Why we stereotype?
According to Psychology, stereotype is a generalised belief about a particular group of people. It is a technique used by our brain to reduce the amount of thinking that is required when we meet a new person.
Psychology of Stereotyping
As a child, we start learning by characterising things into different schema. A child begins by making a schema for every object he/she sees and then categorise them. That is how they start recognising things. So, if a child will see a couple of different type of cats, they will have a schema in their brain which responds to that. When they see a lion, then the schema will be different from that of a cat.
Similarly, according to me, stereotypes are also built upon the mental schemas we make about a group of people to simplify our thinking process. We have a schema for everything, from “Mothers”, “Postman”, “Rock Star” to “Teachers”. So, when I say the word “Mother”, then you will imagine a caring woman.
These schemas are then extended into stereotypes, where we add some qualities and beliefs with the whole group. So, “Punjabis are jovial”, “Biharis are hard working”, “South Indians eat rice”. This stereotyping helps us to respond to a situation rapidly. When we meet a Punjabi, then we are automatically comfortable with them, or we meet a Bihari employee then we know he/she will complete the assigned work.
The stereotypes can be positive or negative. For example, “Biharis cannot speak good English” is a negative stereotype that people have. It is not necessary that these generalisations that we make are true.
Disadvantage of Stereotyping
The disadvantage of stereotype is that when we generalise we just ignore all the individual differences that that the group can have. In most of the cases, even when we see a person who is contradicting our generalised belief, we do not tend to alter our stereotype.

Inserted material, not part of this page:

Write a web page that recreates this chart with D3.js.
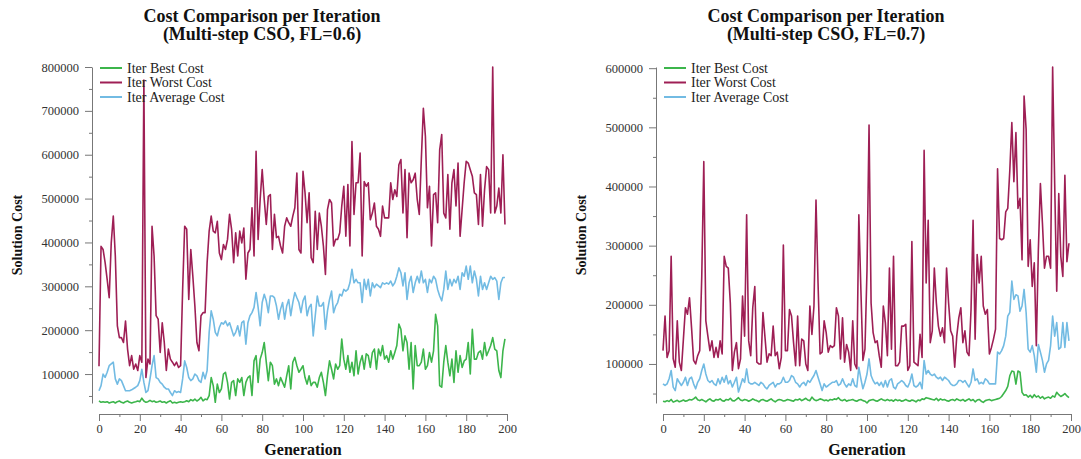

We will just put that person in a special category of exceptions.
And, then there are times when we also start believing and behaving according to the stereotypes that exists for the group we belong to. People can suffer from low self esteem when they meet a new person if they know that there is a negative stereotype for them. Thus, stereotypes can be harmful.
Food for thought!
Now, my question is when we start getting all hyped up with a person about making stereotypes, then is putting that person alone at fault is also correct? Stereotyping is basically related to how our brain is wired as a human being. Thus, it is a meta cognitive thing, we need to think, how we really think. So, start thinking.